Lewis Thomas, general management trainee in site operations, writes about the recent implementation of a command centre at Imperial College Healthcare NHS Trust and its potential for mitigating winter pressures.

Up until recently our site operations team have depended heavily on paper-based systems to manage day-to-day operations, with reliance on phone calls and emails, and using numerous spreadsheets for capacity management to inform cross-site calls and regular divisional bed meetings.

This winter, we took a key step towards improving our flow management processes by leveraging on digital data solutions in implementing a command centre model. Using "QlikSense" software, we developed multiple data dashboards to give us an insight into the real time situation in many service areas and key points of flow on the patient journey.

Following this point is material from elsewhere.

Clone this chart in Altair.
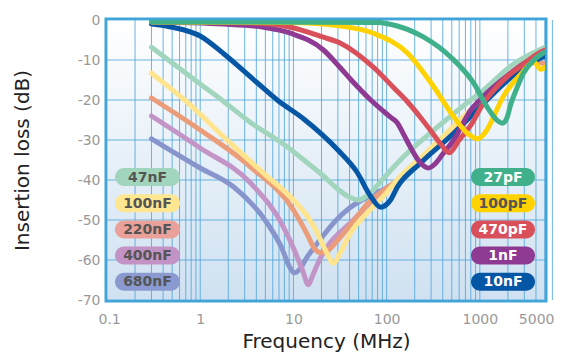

Imperial NHS command centre
Gary Cairney and Iain Taylor at the command centre at St Mary's Hospital in Paddington

 The aim of the command centre is to deliver on some key operational areas, including:

  • recognising changes in activity that are likely to impact on flow
  • reducing emergency department overcrowding and ambulance handover times
  • eliminating operating room delays and extended recovery stays
  • facilitating transfers in and out of and around the hospital
  • faster patient moves to the right bed in the right place at the right time
  • reduced time spent on bed related issues

With further enhancements, it also has the potential to improve hospital operations in many other areas, including managing delayed transfers of care, long stay patients and non-elective admissions.

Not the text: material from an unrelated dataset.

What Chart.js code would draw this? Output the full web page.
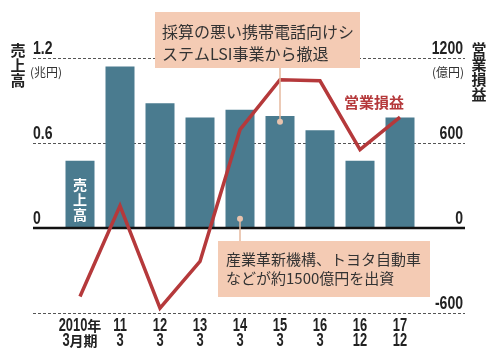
<!DOCTYPE html>
<html>
<head>
<meta charset="utf-8">
<script src="https://cdn.jsdelivr.net/npm/chart.js@4.4.1/dist/chart.umd.min.js"></script>
<style>
html,body{margin:0;padding:0;background:#fff;}
#wrap{width:500px;height:355px;position:relative;}
</style>
</head>
<body>
<div id="wrap"><canvas id="c" width="500" height="355"></canvas></div>
<script>
// ---- data ----
const categoryTop = ["2010年","11","12","13","14","15","16","16","17"];
const categoryBottom = ["3月期","3","3","3","3","3","3","12","12"];
const sales = [0.475, 1.14, 0.88, 0.78, 0.835, 0.79, 0.69, 0.475, 0.78];       // 兆円
const operatingIncome = [-483, 157, -565, -236, 694, 1047, 1039, 553, 783];     // 億円
const leftTickValues = [1.2, 0.6, 0];
const leftTickLabels = ["1.2", "0.6", "0"];
const rightTickValues = [1200, 600, 0, -600];
const rightTickLabels = ["1200", "600", "0", "-600"];
const dashedGridValues = [1.2, 0.6, -0.6];

const NUM_FONT = '"Liberation Sans","Noto Sans CJK JP",sans-serif';
const JP_FONT = '"Noto Sans CJK JP","Noto Sans",sans-serif';
const BAR_COLOR = '#4a7b8f';
const LINE_COLOR = '#b5393b';
const BOX_COLOR = '#f4cbb4';
const CONNECT_COLOR = '#e6b89e';
const TEXT_COLOR = '#222';

function condText(ctx, text, x, y, sx) {
  ctx.save();
  ctx.translate(x, y);
  ctx.scale(sx, 1);
  ctx.fillText(text, 0, 0);
  ctx.restore();
}

// centered label: ASCII runs condensed, CJK runs normal width
function mixedCentered(ctx, text, cx, y) {
  const runs = text.match(/[\x00-\x7f]+|[^\x00-\x7f]+/g) || [];
  const numFont = 'bold 19px ' + NUM_FONT, jpFont = 'bold 14px ' + JP_FONT, sx = 0.68;
  const parts = runs.map(r => {
    const ascii = /^[\x00-\x7f]+$/.test(r);
    ctx.font = ascii ? numFont : jpFont;
    const w = ctx.measureText(r).width * (ascii ? sx : 1);
    return { r, ascii, w };
  });
  const total = parts.reduce((a, p) => a + p.w, 0);
  let px = cx - total / 2;
  ctx.save();
  ctx.textAlign = 'left';
  parts.forEach(p => {
    ctx.font = p.ascii ? numFont : jpFont;
    if (p.ascii) condText(ctx, p.r, px, y, sx); else ctx.fillText(p.r, px, y);
    px += p.w;
  });
  ctx.restore();
}

const deco = {
  id: 'deco',
  beforeDatasetsDraw(chart) {
    const ctx = chart.ctx, y = chart.scales.y;
    ctx.save();
    ctx.strokeStyle = '#555';
    ctx.lineWidth = 1;
    ctx.setLineDash([3, 2]);
    dashedGridValues.forEach(v => {
      const py = Math.round(y.getPixelForValue(v)) + 0.5;
      ctx.beginPath(); ctx.moveTo(33, py); ctx.lineTo(465, py); ctx.stroke();
    });
    ctx.restore();
  },
  afterDatasetDraw(chart, args) {
    if (args.index !== 0) return; // after bars
    const ctx = chart.ctx, y = chart.scales.y;
    ctx.save();
    const py = y.getPixelForValue(0);
    ctx.strokeStyle = '#111';
    ctx.lineWidth = 2.5;
    ctx.beginPath(); ctx.moveTo(33, py); ctx.lineTo(465, py); ctx.stroke();
    ctx.restore();
  },
  afterDraw(chart) {
    const ctx = chart.ctx, x = chart.scales.x, y = chart.scales.y, y1 = chart.scales.y1;
    ctx.save();
    // axis tick labels
    ctx.fillStyle = TEXT_COLOR;
    ctx.font = 'bold 18px ' + NUM_FONT;
    ctx.textBaseline = 'middle';
    ctx.textAlign = 'left';
    leftTickValues.forEach((v, i) => {
      condText(ctx, leftTickLabels[i], 33, y.getPixelForValue(v) - 9, 0.78);
    });
    ctx.textAlign = 'right';
    rightTickValues.forEach((v, i) => {
      condText(ctx, rightTickLabels[i], 463, y1.getPixelForValue(v) - 9, 0.78);
    });
    // category labels
    categoryTop.forEach((t, i) => {
      const px = x.getPixelForValue(i);
      mixedCentered(ctx, t, px, 326);
      mixedCentered(ctx, categoryBottom[i], px, 341);
    });
    // axis titles
    ctx.fillStyle = TEXT_COLOR;
    ctx.font = 'bold 15px ' + JP_FONT;
    ctx.textAlign = 'center';
    ['売','上','高'].forEach((c, i) => ctx.fillText(c, 18, 50 + i * 15));
    ['営','業','損','益'].forEach((c, i) => ctx.fillText(c, 479, 49 + i * 15));
    ctx.font = '12px ' + JP_FONT;
    ctx.fillStyle = '#333';
    ctx.textAlign = 'left';
    ctx.fillText('(兆円)', 30, 72);
    ctx.textAlign = 'right';
    ctx.fillText('(億円)', 464, 72);
    // in-bar label
    ctx.fillStyle = '#fff';
    ctx.font = 'bold 14px ' + JP_FONT;
    ctx.textAlign = 'center';
    const bx = x.getPixelForValue(0);
    ['売','上','高'].forEach((c, i) => ctx.fillText(c, bx, 185 + i * 15));
    // series label
    ctx.fillStyle = LINE_COLOR;
    ctx.font = 'bold 15px ' + JP_FONT;
    ctx.fillText('営業損益', 374, 102);

    // annotation 1
    const d1x = x.getPixelForValue(5), d1y = y.getPixelForValue(0.75);
    ctx.strokeStyle = CONNECT_COLOR; ctx.lineWidth = 1.5;
    ctx.beginPath(); ctx.moveTo(d1x, 68); ctx.lineTo(d1x, d1y); ctx.stroke();
    ctx.fillStyle = BOX_COLOR;
    ctx.fillRect(155, 12, 205, 56);
    ctx.fillStyle = '#e9c3ad';
    ctx.beginPath(); ctx.arc(d1x, d1y, 3, 0, Math.PI * 2); ctx.fill();
    ctx.fillStyle = '#333';
    ctx.font = '16px ' + JP_FONT;
    ctx.textAlign = 'left';
    ctx.fillText('採算の悪い携帯電話向けシ', 162, 32);
    ctx.fillText('ステムLSI事業から撤退', 162, 54);

    // annotation 2
    const d2x = x.getPixelForValue(4), d2y = y.getPixelForValue(0.065);
    ctx.strokeStyle = CONNECT_COLOR; ctx.lineWidth = 1.5;
    ctx.beginPath(); ctx.moveTo(d2x, d2y); ctx.lineTo(d2x, 241); ctx.stroke();
    ctx.fillStyle = '#e9c3ad';
    ctx.beginPath(); ctx.arc(d2x, d2y, 3, 0, Math.PI * 2); ctx.fill();
    ctx.fillStyle = BOX_COLOR;
    ctx.fillRect(218, 241, 212, 56);
    ctx.fillStyle = '#333';
    ctx.font = '15px ' + JP_FONT;
    ctx.fillText('産業革新機構、トヨタ自動車', 226, 259);
    ctx.fillText('などが約1500億円を出資', 226, 278);
    ctx.restore();
  }
};

new Chart(document.getElementById('c'), {
  data: {
    labels: categoryTop.map((t, i) => [t, categoryBottom[i]]),
    datasets: [
      {
        type: 'bar', label: '売上高', data: sales, yAxisID: 'y',
        backgroundColor: BAR_COLOR, barPercentage: 0.725, categoryPercentage: 1.0,
        order: 2
      },
      {
        type: 'line', label: '営業損益', data: operatingIncome, yAxisID: 'y1',
        borderColor: LINE_COLOR, borderWidth: 3.5, pointRadius: 0, tension: 0,
        borderJoinStyle: 'miter', fill: false, order: 1, clip: false
      }
    ]
  },
  options: {
    responsive: false,
    animation: false,
    events: [],
    layout: { padding: { left: 60, right: 80, top: 58, bottom: 42 } },
    plugins: { legend: { display: false }, tooltip: { enabled: false } },
    scales: {
      x: { display: false, offset: true, grid: { display: false } },
      y: { display: false, min: -0.6, max: 1.2 },
      y1: { display: false, min: -600, max: 1200, position: 'right' }
    }
  },
  plugins: [deco]
});
</script>
</body>
</html>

Iain Taylor, hospital director at St Mary's and the Western Eye hospitals"Individual service areas and frontline staff are already experts in the pressures that they face every day. This greater visual insight and application of data empowers service areas to make real-time data-based decisions, and gives us in site operations better oversight to provide support where and when it is most needed."

Developed as a truly collaborative initiative between site operations, business intelligence, the emergency departments, other service areas and corporate functions, we have built some core command centre dashboards which include:

  • trust-wide bed state, showing occupancy and availability by ward, speciality and hospital site
  • outflow, showing patients with an expected date of discharge (EDD) by ward for the coming days and providing live data on red and green patients
  • emergency department, including average time in department, speciality referrals and bed allocations
  • ambulance arrivals, showing predicted versus actual, ambulances waiting, and average handover time

By glancing at our five command centre screens in St Mary's Hospital's site operations office, operational managers can get all the information they need to make immediate decisions to support staff and deliver continuous quality care. The dashboards can also be accessed by any member of staff on all of our computers.

From our business intelligence team's demand prediction model, we know that this week at St Mary's Hospital will be challenging as we expect to be at peak capacity from winter pressures. Our command centre has already given us insight into how to best manage our capacity today and moving forwards by utilising clinical areas and hospital sites experiencing lower levels of demand.

Gary Cairney, deputy head of business intelligence"The collaboration between teams across our hospitals and securing the utilisation of real-time information have been key drivers to success in this project."

Looking to the future, the site operations and business intelligence teams plan to continue working closely together to improve the current command centre model. We plan to incorporate a dashboard to focus on patient quality and safety, automatically highlighting any inpatients with a rising national early warning score (NEWS) to the site nurse practitioners. Having an in-house organically developed model allows for unparalleled potential for adaptability and long-term responsiveness in our model and dashboards. The trust is also considering how to best utilise flow digitalisation models in the long term.

Our command centre plays a key role in strengthening operational performance, especially in the context of significant winter pressures. However, this innovation is not just about improving operational performance, it is about delivering on the true universal mission which brings each of us into work each morning: continually striving to improve the experience of each and every one of our patients and delivering high-quality patient-centred care.